De nombreux députés de la majorité, convoqués à l’Élysée, avaient séché l’hémicycle. Et le groupe Libertés et territoires, huitième groupe parlementaire (composé de régionalistes, radicaux, UDI, socialistes en rupture de ban) a voulu faire un coup d’éclat. Alors que, pendant quatre semaines, ses députés avaient été absents, ils ont fait part de leur mécontentement, en raison de mauvais traitement que leur fait subir le groupe majoritaire (locaux, moyens, etc.). Dix des seize membres du groupe étaient ainsi présents au moment du vote sur la loi ordinaire à 00h45.

Le faible écart du scrutin public (88 pour, 83 contre, 6 abstentions) a surpris le Gouvernement, qui n’est pas passé loin du rejet du texte et de la catastrophe. Six députés de la majorité se sont en outre abstenus, alors même qu’ils n’avaient pas fait entendre leur mécontentement en séance.

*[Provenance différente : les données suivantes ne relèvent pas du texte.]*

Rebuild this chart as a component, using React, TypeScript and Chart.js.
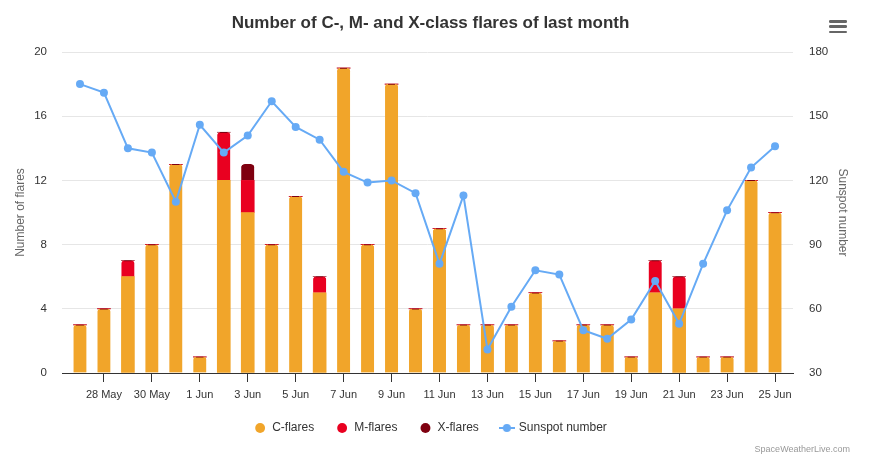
import React, { useEffect, useRef } from "react";
import { Chart, registerables } from "chart.js";

Chart.register(...registerables);

const days = [
  "27 May", "28 May", "29 May", "30 May", "31 May",
  "1 Jun", "2 Jun", "3 Jun", "4 Jun", "5 Jun", "6 Jun", "7 Jun", "8 Jun", "9 Jun", "10 Jun",
  "11 Jun", "12 Jun", "13 Jun", "14 Jun", "15 Jun", "16 Jun", "17 Jun", "18 Jun", "19 Jun", "20 Jun",
  "21 Jun", "22 Jun", "23 Jun", "24 Jun", "25 Jun",
];
const cFlares = [3, 4, 6, 8, 13, 1, 12, 10, 8, 11, 5, 19, 8, 18, 4, 9, 3, 3, 3, 5, 2, 3, 3, 1, 5, 4, 1, 1, 12, 10];
const mFlares = [0, 0, 1, 0, 0, 0, 3, 2, 0, 0, 1, 0, 0, 0, 0, 0, 0, 0, 0, 0, 0, 0, 0, 0, 2, 2, 0, 0, 0, 0];
const xFlares = [0, 0, 0, 0, 0, 0, 0, 1, 0, 0, 0, 0, 0, 0, 0, 0, 0, 0, 0, 0, 0, 0, 0, 0, 0, 0, 0, 0, 0, 0];
const sunspots = [165, 161, 135, 133, 110, 146, 133, 141, 157, 145, 139, 124, 119, 120, 114, 81, 113, 41, 61, 78, 76, 50, 46, 55, 73, 53, 81, 106, 126, 136];

const TITLE = "Number of C-, M- and X-class flares of last month";
const FONT = "'Liberation Sans', Arial, Helvetica, sans-serif";
const C_COLOR = "#f1a52a";
const M_COLOR = "#e90020";
const X_COLOR = "#7f0010";
const S_COLOR = "#66aaf5";

const flareSeries = [cFlares, mFlares, xFlares];
const flareColors = [C_COLOR, M_COLOR, X_COLOR];
const isTopSegment = (d: number, i: number) =>
  flareSeries[d][i] > 0 && flareSeries.slice(d + 1).every((s) => s[i] === 0);

export default function App() {
  const ref = useRef<HTMLCanvasElement | null>(null);

  useEffect(() => {
    if (!ref.current) return;
    const icon = document.createElement("canvas");
    icon.width = 16;
    icon.height = 10;
    const ictx = icon.getContext("2d")!;
    ictx.strokeStyle = S_COLOR;
    ictx.lineWidth = 2;
    ictx.beginPath();
    ictx.moveTo(0, 5);
    ictx.lineTo(16, 5);
    ictx.stroke();
    ictx.fillStyle = S_COLOR;
    ictx.beginPath();
    ictx.arc(8, 5, 4, 0, Math.PI * 2);
    ictx.fill();

    const BAR_W = 13;

    const barBorder = (ctx: any) =>
      ctx.type === "data" && isTopSegment(ctx.datasetIndex, ctx.dataIndex)
        ? { top: 1, right: 0, bottom: 0, left: 0 }
        : 0;

    const barBorderColor = (ctx: any) => {
      const base = flareColors[ctx.datasetIndex] || X_COLOR;
      if (ctx.type !== "data") return X_COLOR;
      const xs = ctx.chart.scales && ctx.chart.scales.x;
      if (!xs) return X_COLOR;
      const px = xs.getPixelForValue(ctx.dataIndex);
      if (!isFinite(px)) return X_COLOR;
      const g = ctx.chart.ctx.createLinearGradient(px - BAR_W / 2, 0, px + BAR_W / 2, 0);
      g.addColorStop(0, base);
      g.addColorStop(0.2, base);
      g.addColorStop(0.23, X_COLOR);
      g.addColorStop(0.77, X_COLOR);
      g.addColorStop(0.8, base);
      g.addColorStop(1, base);
      return g;
    };

    const toXY = (arr: number[]) => arr.map((v, i) => ({ x: i, y: v }));

    const barCommon = {
      type: "bar" as const,
      yAxisID: "y",
      order: 1,
      barThickness: BAR_W,
      borderRadius: 3.5,
      borderColor: barBorderColor,
      borderWidth: barBorder,
      borderSkipped: "start" as const,
    };

    const chart = new Chart(ref.current, {
      type: "bar",
      data: {
        datasets: [
          { ...barCommon, label: "C-flares", data: toXY(cFlares), backgroundColor: C_COLOR },
          { ...barCommon, label: "M-flares", data: toXY(mFlares), backgroundColor: M_COLOR },
          { ...barCommon, label: "X-flares", data: toXY(xFlares), backgroundColor: X_COLOR },
          {
            type: "line",
            label: "Sunspot number",
            data: toXY(sunspots),
            yAxisID: "y1",
            order: 0,
            borderColor: S_COLOR,
            backgroundColor: S_COLOR,
            borderWidth: 2,
            pointRadius: 4,
            pointBorderWidth: 0,
            pointBackgroundColor: S_COLOR,
            tension: 0,
          } as any,
        ],
      },
      options: {
        animation: false,
        responsive: true,
        maintainAspectRatio: false,
        layout: { padding: { top: 0, bottom: 18, left: 0, right: 10 } },
        plugins: {
          title: {
            display: true,
            text: TITLE,
            color: "#333333",
            font: { family: FONT, size: 17, weight: "bold" },
            padding: { top: 12.8, bottom: 18.8 },
          },
          legend: {
            position: "bottom",
            labels: {
              usePointStyle: true,
              boxWidth: 14,
              boxHeight: 7,
              padding: 22,
              color: "#333333",
              font: { family: FONT, size: 12 },
              generateLabels: (ch: any) => {
                const items = Chart.defaults.plugins.legend.labels.generateLabels(ch);
                items.forEach((it: any) => {
                  it.lineWidth = 0;
                  it.strokeStyle = "rgba(0,0,0,0)";
                  it.pointStyle = it.datasetIndex === 3 ? icon : "circle";
                });
                return items;
              },
              sort: (a: any, b: any) => a.datasetIndex - b.datasetIndex,
            },
          },
          tooltip: { enabled: false },
        },
        scales: {
          x: {
            type: "linear",
            stacked: true,
            offset: false,
            min: -0.75,
            max: 29.75,
            afterBuildTicks: (scale: any) => {
              scale.ticks = days.map((_, i) => ({ value: i }));
            },
            afterFit: (scale: any) => {
              scale.height = 27;
            },
            ticks: {
              autoSkip: false,
              maxRotation: 0,
              minRotation: 0,
              padding: 6,
              color: "#333333",
              font: { family: FONT, size: 11 },
              callback: (v: any) => {
                const i = Number(v);
                return Number.isInteger(i) && i % 2 === 1 ? days[i] : "";
              },
            },
            grid: {
              offset: false,
              drawOnChartArea: false,
              drawTicks: true,
              tickLength: 9,
              color: (ctx: any) =>
                ctx.tick && Number.isInteger(ctx.tick.value) && ctx.tick.value % 2 === 1
                  ? "#333333"
                  : "rgba(0,0,0,0)",
            },
            border: { display: true, color: "#333333", width: 1 },
          },
          y: {
            type: "linear",
            position: "left",
            stacked: true,
            min: 0,
            max: 20,
            afterFit: (scale: any) => {
              scale.width = 62;
            },
            ticks: {
              stepSize: 4,
              padding: 15,
              color: "#333333",
              font: { family: FONT, size: 11.5 },
            },
            grid: { color: "#e6e6e6", drawTicks: false },
            border: { display: false },
            title: {
              display: true,
              text: "Number of flares",
              color: "#666666",
              font: { family: FONT, size: 12 },
              padding: { top: 13.8, bottom: 0 },
            },
          },
          y1: {
            type: "linear",
            position: "right",
            min: 30,
            max: 180,
            afterFit: (scale: any) => {
              scale.width = 68;
            },
            ticks: {
              stepSize: 30,
              padding: 16,
              color: "#333333",
              font: { family: FONT, size: 11.5 },
            },
            grid: { drawOnChartArea: false, drawTicks: false },
            border: { display: false },
            title: {
              display: true,
              text: "Sunspot number",
              color: "#666666",
              font: { family: FONT, size: 12 },
              padding: { top: 11.8, bottom: 0 },
            },
          },
        },
      } as any,
    });
    return () => chart.destroy();
  }, []);

  const bar: React.CSSProperties = {
    position: "absolute",
    left: 0,
    width: 18,
    height: 2.7,
    borderRadius: 1.3,
    background: "#666666",
  };

  return (
    <div style={{ position: "absolute", left: 0, top: 0, width: 871, height: 462, background: "#ffffff" }}>
      <canvas ref={ref} />
      <div style={{ position: "absolute", left: 829, top: 20, width: 18, height: 14 }}>
        <div style={{ ...bar, top: 0 }} />
        <div style={{ ...bar, top: 5.3 }} />
        <div style={{ ...bar, top: 10.6 }} />
      </div>
      <div
        style={{
          position: "absolute",
          right: 21,
          top: 443,
          fontFamily: FONT,
          fontSize: 9,
          lineHeight: "12px",
          color: "#999999",
        }}
      >
        SpaceWeatherLive.com
      </div>
    </div>
  );
}
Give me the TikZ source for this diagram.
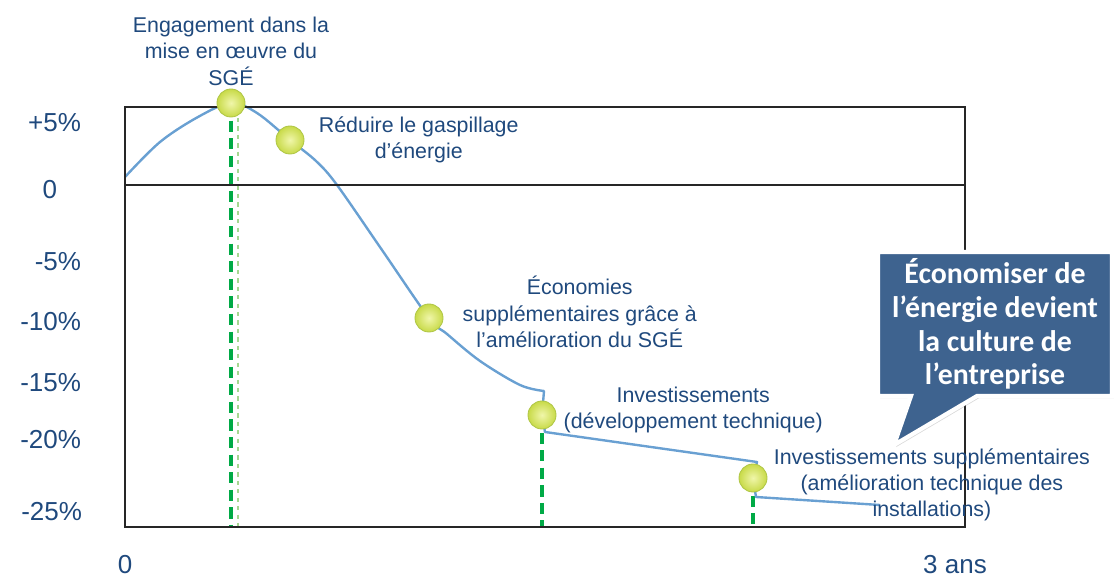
\documentclass[tikz,border=0pt]{standalone}
\usepackage{fontspec}
\setmainfont{Liberation Sans}
\newfontfamily\bullefont{Carlito}
\usepackage{xcolor}
\usepackage{tikz}
\usetikzlibrary{positioning,calc,shapes.callouts,shadows,backgrounds}

\definecolor{texte}{RGB}{31,73,125}
\definecolor{courbebleu}{RGB}{105,160,210}
\definecolor{vert}{RGB}{0,170,70}
\definecolor{vertclair}{RGB}{165,215,145}
\definecolor{bulle}{RGB}{62,99,143}
\definecolor{pastille}{RGB}{200,218,72}
\definecolor{pastilleclair}{RGB}{240,246,170}
\definecolor{pastillebord}{RGB}{175,198,70}

\tikzset{
  etiquette/.style={text=texte, align=center, inner sep=1pt, font=\fontsize{15.2}{18.8}\selectfont},
  graduation/.style={text=texte, anchor=east, font=\fontsize{18.5}{20}\selectfont},
  axe/.style={text=texte, font=\fontsize{18.5}{20}\selectfont},
  jalon/.style={circle, minimum size=0.7cm, inner sep=0pt, draw=pastillebord, line width=0.6pt, inner color=pastilleclair, outer color=pastille},
  courbe/.style={courbebleu, line width=1.7pt, line join=round},
  repere/.style={vert, line width=3.5pt, dash pattern=on 8pt off 4.5pt},
  cadre/.style={black!85, line width=1.4pt},
  bulle/.style={rectangle callout, fill=bulle, draw=white, line width=3pt, text=white, align=center,
    font=\bullefont\bfseries\fontsize{21.2}{24}\selectfont, minimum width=5.85cm, minimum height=3.6cm,
    callout pointer width=1.65cm, drop shadow={opacity=0.3, shadow xshift=1.5pt, shadow yshift=-1.5pt}},
}

\begin{document}
\begin{tikzpicture}[x=0.025cm, y=-0.025cm]
    \useasboundingbox (0,0) rectangle (1114,582);

    % cadre et ligne du zero
    \coordinate (hg) at (125,107);
    \coordinate (bd) at (965,527);
    \draw[cadre] (hg) rectangle (bd);
    \draw[cadre] (125,185) -- (965,185);

    % graduations
    \node[graduation] (g5) at (86,123) {+5\%};
    \node[graduation] (g0) at (62,190) {0};
    \node[graduation] (gm5) at (86,262) {-5\%};
    \node[graduation] (gm10) at (86,322) {-10\%};
    \node[graduation] (gm15) at (86,383) {-15\%};
    \node[graduation] (gm20) at (86,440) {-20\%};
    \node[graduation] (gm25) at (87,512) {-25\%};
    \node[axe] (t0) at (125,565) {0};
    \node[axe] (t3) at (955,565) {3 ans};

    % jalons
    \node[jalon] (d1) at (231,103) {};
    \node[jalon] (d2) at (290,140) {};
    \node[jalon] (d3) at (429,318) {};
    \node[jalon] (d4) at (542,415) {};
    \node[jalon] (d5) at (753,478) {};

    \node[etiquette, above=1pt of d1] (l1) {Engagement dans la\\mise en œuvre du\\SGÉ};
    \node[etiquette, right=0.32cm of d2] (l2) {Réduire le gaspillage\\d’énergie};
    \node[etiquette, right=0.44cm of d3, yshift=0.15cm] (l3) {Économies\\supplémentaires grâce à\\l’amélioration du SGÉ};
    \node[etiquette, right=0.14cm of d4, yshift=0.12cm] (l4) {Investissements\\(développement technique)};
    \node[etiquette, right=0.12cm of d5, yshift=-0.17cm] (l5) {Investissements supplémentaires\\(amélioration technique des\\installations)};

    % courbe et reperes
    \begin{pgfonlayer}{background}
        \draw[vertclair, line width=1.2pt, dashed] (238,118) -- (238,527);
        \draw[repere] (d1.center) -- (d1 |- bd);
        \draw[repere] (d4.center) -- (d4 |- bd);
        \draw[repere] (d5.center) -- (d5 |- bd);
        \draw[courbe] plot[smooth, tension=0.55] coordinates {(125,177) (160,142) (198,117) (d1.center) (257,113) (d2.center) (316,161) (337,185) (382,250) (d3.center) (447,334) (480,361) (520,385) (544,391)}
            -- (d4.center) -- (545,432) -- (757,462) -- (d5.center) -- (756,497) -- (880,505);
    \end{pgfonlayer}

    % bulle
    \coordinate (pointe) at (894,445);
    \node[bulle, callout absolute pointer=(pointe)] (msg) at (995,324) {Économiser de\\l’énergie devient\\la culture de\\l’entreprise};
\end{tikzpicture}
\end{document}
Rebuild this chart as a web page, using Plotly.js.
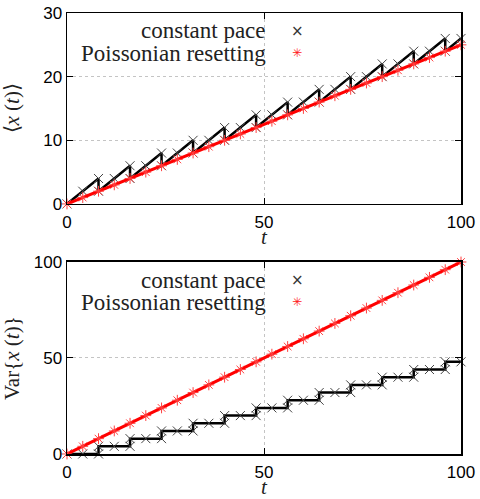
<!DOCTYPE html>
<html>
<head>
<meta charset="utf-8">
<script src="https://cdn.plot.ly/plotly-3.0.1.min.js"></script>
<style>
  html, body { margin: 0; padding: 0; background: #fff; }
  #plot { width: 480px; height: 499px; }
</style>
</head>
<body>
<div id="plot"></div>
<script>
/* constant pace: sampled every 4, both sides of each reset jump */
var tPace = [0,4,8,8,12,16,16,20,24,24,28,32,32,36,40,40,44,48,48,52,56,56,60,64,64,68,72,72,76,80,80,84,88,88,92,96,96,100];
var meanPace = [0,2,4,2,4,6,4,6,8,6,8,10,8,10,12,10,12,14,12,14,16,14,16,18,16,18,20,18,20,22,20,22,24,22,24,26,24,26];
var varPace = [0,0,0,4,4,4,8,8,8,12,12,12,16,16,16,20,20,20,24,24,24,28,28,28,32,32,32,36,36,36,40,40,40,44,44,44,48,48];

/* Poissonian resetting */
var tPois = [0,4,8,12,16,20,24,28,32,36,40,44,48,52,56,60,64,68,72,76,80,84,88,92,96,100];
var meanPois = [0,1,2,3,4,5,6,7,8,9,10,11,12,13,14,15,16,17,18,19,20,21,22,23,24,25];
var varPois = [0,4,8,12,16,20,24,28,32,36,40,44,48,52,56,60,64,68,72,76,80,84,88,92,96,100];

var xTicks = [0,50,100];
var meanTicks = [0,10,20,30];
var varTicks = [0,50,100];

var tickFont = {family: 'Liberation Sans, Arial, sans-serif', size: 17, color: '#000'};
var serif = 'Liberation Serif, Times New Roman, serif';

function paceTrace(y, xa, ya) {
  return {
    x: tPace, y: y, xaxis: xa, yaxis: ya,
    type: 'scatter', mode: 'lines+markers', cliponaxis: false,
    line: {color: '#000', width: 2.5},
    marker: {symbol: 'x-thin-open', size: 9, color: '#444', line: {color: '#444', width: 1}},
    showlegend: false
  };
}
function poisTrace(y, xa, ya) {
  return {
    x: tPois, y: y, xaxis: xa, yaxis: ya,
    type: 'scatter', mode: 'lines+markers', cliponaxis: false,
    line: {color: '#ff0000', width: 3},
    marker: {symbol: 'asterisk-open', size: 9, color: '#ff4040', line: {color: '#ff4040', width: 1}},
    showlegend: false
  };
}

var data = [
  paceTrace(meanPace, 'x', 'y'),
  poisTrace(meanPois, 'x', 'y'),
  paceTrace(varPace, 'x2', 'y2'),
  poisTrace(varPois, 'x2', 'y2')
];

function axis(extra) {
  var a = {
    ticks: 'inside', ticklen: 6, tickcolor: '#000', tickwidth: 1,
    mirror: 'allticks', showline: true, linecolor: '#000', linewidth: 1.5,
    showgrid: true, gridcolor: '#c4c4c4', griddash: 'dot', gridwidth: 1,
    zeroline: false, tickfont: tickFont, fixedrange: true
  };
  for (var k in extra) a[k] = extra[k];
  return a;
}

function legendNotes(xr, yr) {
  var f = {family: serif, size: 23, color: '#222'};
  return [
    {xref: xr, yref: yr, x: 0.51, y: 0.906, xanchor: 'right', yanchor: 'middle',
     text: 'constant pace', showarrow: false, font: f},
    {xref: xr, yref: yr, x: 0.51, y: 0.79, xanchor: 'right', yanchor: 'middle',
     text: 'Poissonian resetting', showarrow: false, font: f},
    {xref: xr, yref: yr, x: 0.584, y: 0.906, xanchor: 'center', yanchor: 'middle',
     text: '×', showarrow: false, font: {family: 'DejaVu Sans', size: 15, color: '#333'}},
    {xref: xr, yref: yr, x: 0.584, y: 0.79, xanchor: 'center', yanchor: 'middle',
     text: '✳', showarrow: false, font: {family: 'DejaVu Sans', size: 12, color: '#ff2020'}}
  ];
}

function titleNotes(xr, yr, ytext) {
  return [
    {xref: xr, yref: yr, x: 0, y: 0.5, xshift: -55, xanchor: 'center', yanchor: 'middle',
     textangle: -90, text: ytext, showarrow: false, font: {family: serif, size: 21, color: '#222'}},
    {xref: xr, yref: yr, x: 0.5, y: 0, yshift: -33, xanchor: 'center', yanchor: 'middle',
     text: '<i>t</i>', showarrow: false, font: {family: serif, size: 21, color: '#222'}}
  ];
}

var layout = {
  width: 480, height: 499,
  margin: {l: 67, r: 19, t: 13, b: 45},
  paper_bgcolor: '#fff', plot_bgcolor: '#fff',
  showlegend: false,
  xaxis: axis({anchor: 'y', range: [0, 100], tickvals: xTicks, ticklabelstandoff: 2}),
  yaxis: axis({anchor: 'x', domain: [0.567, 1], range: [0, 30], tickvals: meanTicks}),
  xaxis2: axis({anchor: 'y2', range: [0, 100], tickvals: xTicks, ticklabelstandoff: 2}),
  yaxis2: axis({anchor: 'x2', domain: [0, 0.4354], range: [0, 100], tickvals: varTicks}),
  annotations: []
    .concat(legendNotes('x domain', 'y domain'))
    .concat(legendNotes('x2 domain', 'y2 domain'))
    .concat(titleNotes('x domain', 'y domain', '⟨<i>x</i> (<i>t</i>)⟩'))
    .concat(titleNotes('x2 domain', 'y2 domain', 'Var{<i>x</i> (<i>t</i>)}'))
};

Plotly.newPlot('plot', data, layout, {displayModeBar: false, staticPlot: true});
</script>
</body>
</html>
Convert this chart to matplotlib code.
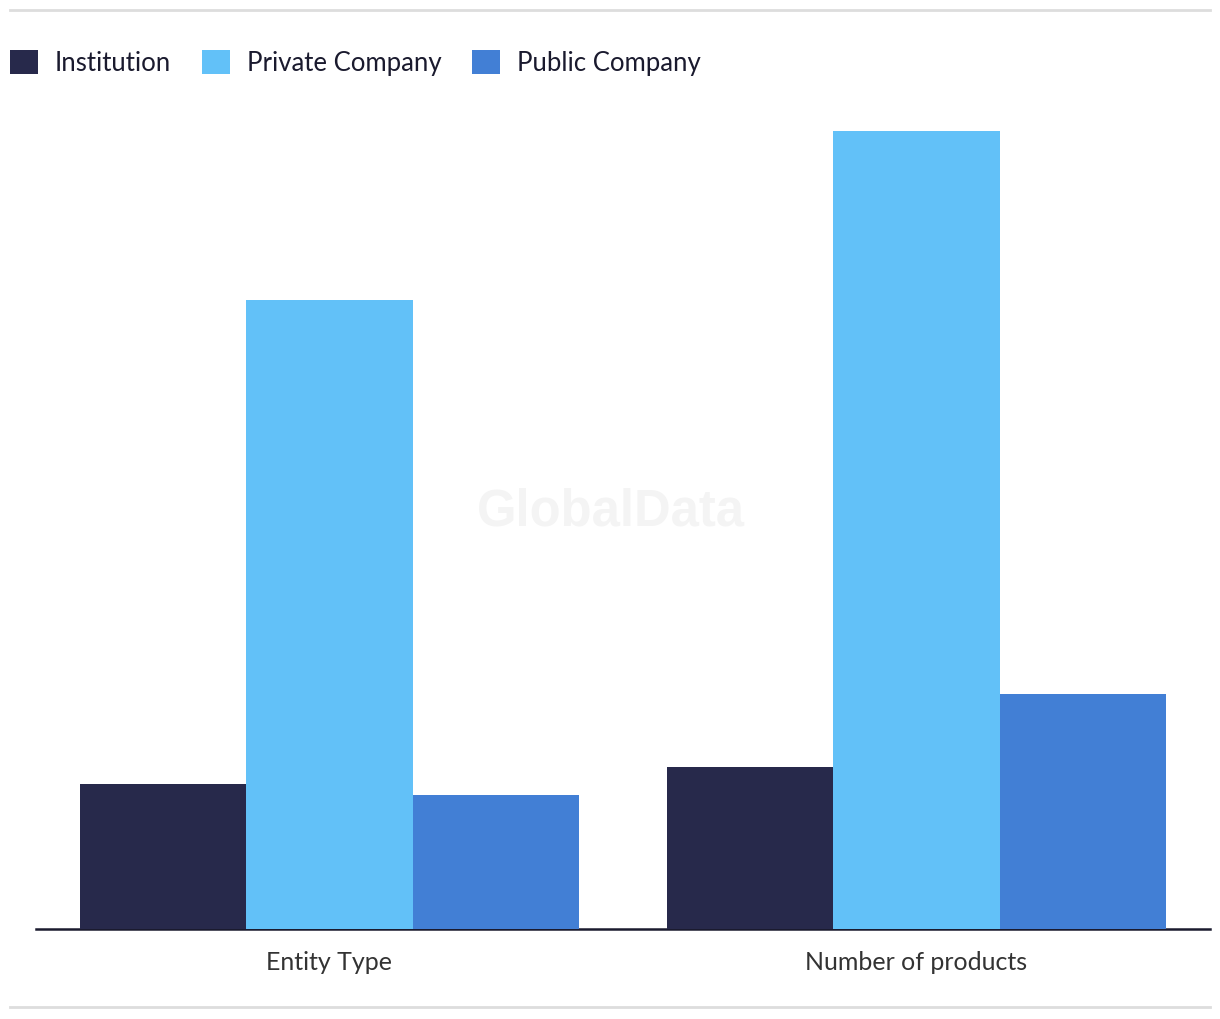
import matplotlib.pyplot as plt
import numpy as np
from matplotlib.lines import Line2D
from matplotlib.patches import Patch

# ── Data (no axis shown) ──
categories = ["Entity Type", "Number of products"]
series_names = ["Institution", "Private Company", "Public Company"]
institution = [13.0, 14.5]
private_company = [56.4, 71.6]
public_company = [12.0, 21.1]

colors = ["#27294b", "#62c1f8", "#427fd5"]
values = [institution, private_company, public_company]

plt.rcParams["font.family"] = ["Lato", "DejaVu Sans"]

W, H = 1220, 1020
fig = plt.figure(figsize=(W / 100, H / 100), dpi=100)
ax = fig.add_axes([36 / W, 1 - 930 / H, (1210 - 36) / W, (930 - 111) / H])

x = np.arange(len(categories))
width = 0.2836
for i, (vals, c) in enumerate(zip(values, colors)):
    ax.bar(x + (i - 1) * width, vals, width=width, color=c, label=series_names[i], zorder=3)

ax.set_xlim(-0.5, 1.5)
ax.set_ylim(0, 73.45)
ax.set_yticks([])
ax.set_xticks(x)
ax.set_xticklabels(categories, fontsize=18, color="#333333")
ax.tick_params(axis="x", length=0, pad=15)
for s in ["top", "right", "left"]:
    ax.spines[s].set_visible(False)
ax.spines["bottom"].set_color("#1a1a2e")
ax.spines["bottom"].set_linewidth(1.8)

# watermark
fig.text(611 / W, 1 - 512 / H, "GlobalData", fontsize=36.5, fontweight="bold",
         color="#f4f4f4", ha="center", va="center", family=["Liberation Sans"], zorder=0)

# top and bottom separator lines
fig.add_artist(Line2D([10 / W, 1210 / W], [1 - 11 / H, 1 - 11 / H], color="#dddddd", lw=2))
fig.add_artist(Line2D([10 / W, 1210 / W], [1 - 1008 / H, 1 - 1008 / H], color="#dddddd", lw=2))

handles = [Patch(facecolor=c, label=n) for c, n in zip(colors, series_names)]
fig.legend(handles=handles, loc="center left", bbox_to_anchor=(10 / W, 1 - 63.5 / H), ncol=3,
           frameon=False, fontsize=18.5, handlelength=1.09, handleheight=1.09,
           handletextpad=0.66, columnspacing=1.2, borderaxespad=0, borderpad=0,
           labelcolor="#1a1a2e")

fig.savefig("out.png", dpi=100, facecolor="white")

La commission mixte paritaire entre députés et sénateurs, convoquée le 13 décembre, a échoué : presque tous les apports du Sénat ayant été supprimés.

L’Assemblée a adopté très peu d’amendements significatifs et est revenue sur la majorité des modifications du Sénat. Outre l’ordonnance, d’autres amendements sur la justice des mineurs ont été adoptés.

En vrac les réformes suivantes :

– Sur le fichage génétique, le rapporteur est revenu sur la notion d’ADN non codant et les recherches en parentalité hors ligne directe.

– La représentation obligatoire devant la chambre criminelle de la Cour de cassation a été supprimée.

– L’Assemblée a élargi les pouvoirs du renseignement pénitentiaire et modifié le régime des fouilles en détention.

– Deux amendements du gouvernement vont encadrer, en matière correctionnelle et criminelle, la durée de la détention provisoire dans l’attente du jugement en appel.

Un amendement a précisé l’action civile devant les juridictions répressives et un autre prévoit l’agrément des associations d’aide aux victimes.

– Le Gouvernement a modifié la compétence universelle sur les crimes contre l’humanité et élargi au terrorisme l’enregistrement des procès.

Le rapporteur a souhaité permettre aux services scientifiques de police et de gendarmerie d’être désignés en qualité d’experts.

– L’amende forfaitaire délictuelle a été étendue aux délits d’occupation d’un hall d’immeuble et les infractions liées aux débits de boisson.

– Les députés ont aussi voulu faciliter le PSEM en matière de violences conjugales.

Enfin, un amendement veut permettre la fusion des greffes du tribunal judiciaire et des conseils de prud’hommes d’une même commune.

Rappelons qu’une grève a été votée par le Conseil de l’Ordre des Avocats de PARIS le 11 décembre au soir pour le 12 suivant. Il s’agit d’une grève reconductible invitant les avocats à ne pas assurer de permanences, de plaider les dossiers (même relatifs à de la détention provisoire). En cause, une réforme sur la justice des mineurs relativement insuffisante et dangereuse.

Pour la nouvelle lecture par l’Assemblée, l’examen en commission se fera le mercredi 19 décembre (mais l’étude en hémicycle se fera en janvier 2019).